Nessuna vittima civile
È una verità scomoda, ma che non possiamo ignorare: l’azione militare è stata non solo inevitabile, ma persino necessaria, quasi obbligatoria, per evitare un inferno futuro. Nessuna vittima civile. Nessuna strage innocente. Un successo militare che ha preservato vite future. La lunga mano della saggezza, che guida le azioni da un piano superiore di necessità storica. Eppure, la vittoria non è solo nelle bombe che hanno distrutto impianti nucleari. La vera vittoria sta nel fatto che Trump ha messo Khamenei di fronte a una scelta che non ammette compromessi: o abdichi di tua volontà, o sarà il popolo a farti abdcare. Non ci sarà una via di mezzo. E, soprattutto, non è una lotta per la politica. È una lotta per l’anima di una nazione. Una nazione che ha visto crescere, tra mille sofferenze, il sogno di libertà e democrazia, che è stato soffocato dal peso del potere. Il messaggio è chiaro, e l’epica della storia, come sempre, non lascia scampo: i principi di libertà e democrazia sono più forti di qualsiasi tiranno. E, come spesso accade nei grandi snodi della storia, è la necessità di cedere di fronte all’ineluttabile che costringe i regimi a crollare, a dare spazio alla speranza di un popolo che ha lottato per anni sotto il giogo della repressione.
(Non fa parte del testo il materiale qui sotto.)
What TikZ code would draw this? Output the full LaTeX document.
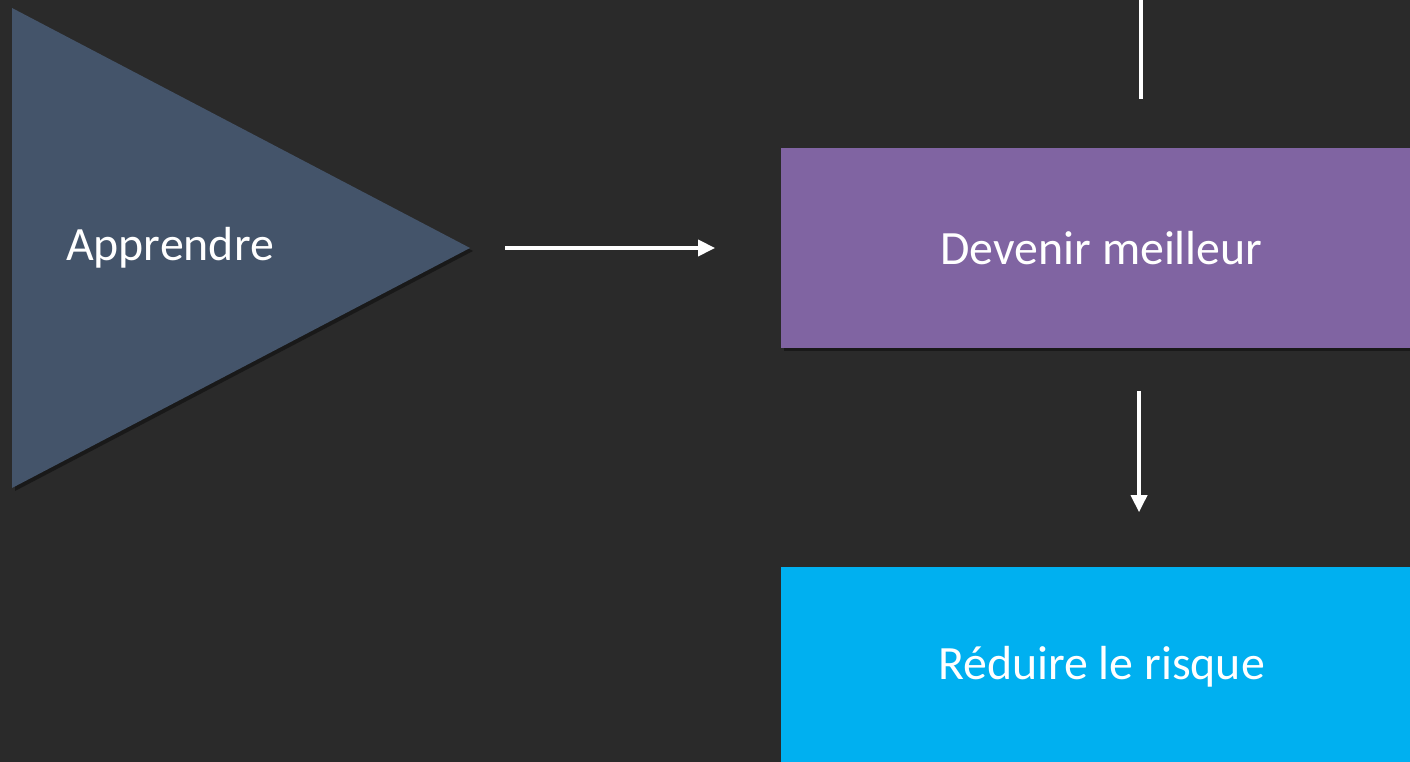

La storia ci insegna che i grandi cambiamenti, quelli che segnano davvero un passaggio epocale, non si verificano mai senza un prezzo da pagare. E quel prezzo, per chi ha oppresso, è spesso il cedere alla forza insopprimibile di un principio: il diritto alla libertà. In definitiva, la mossa di Trump potrebbe sembrare frettolosa, ma in essa si cela una visione più grande, una visione che sfida i confini del tempo e dello spazio e se si raccoglie in due importanti sviluppi. Il primo intercettate e quindi evitare eventuali catastrofi future; il secondo restituire a un popolo i propri sogni: il diritto di riscatto e di libertà.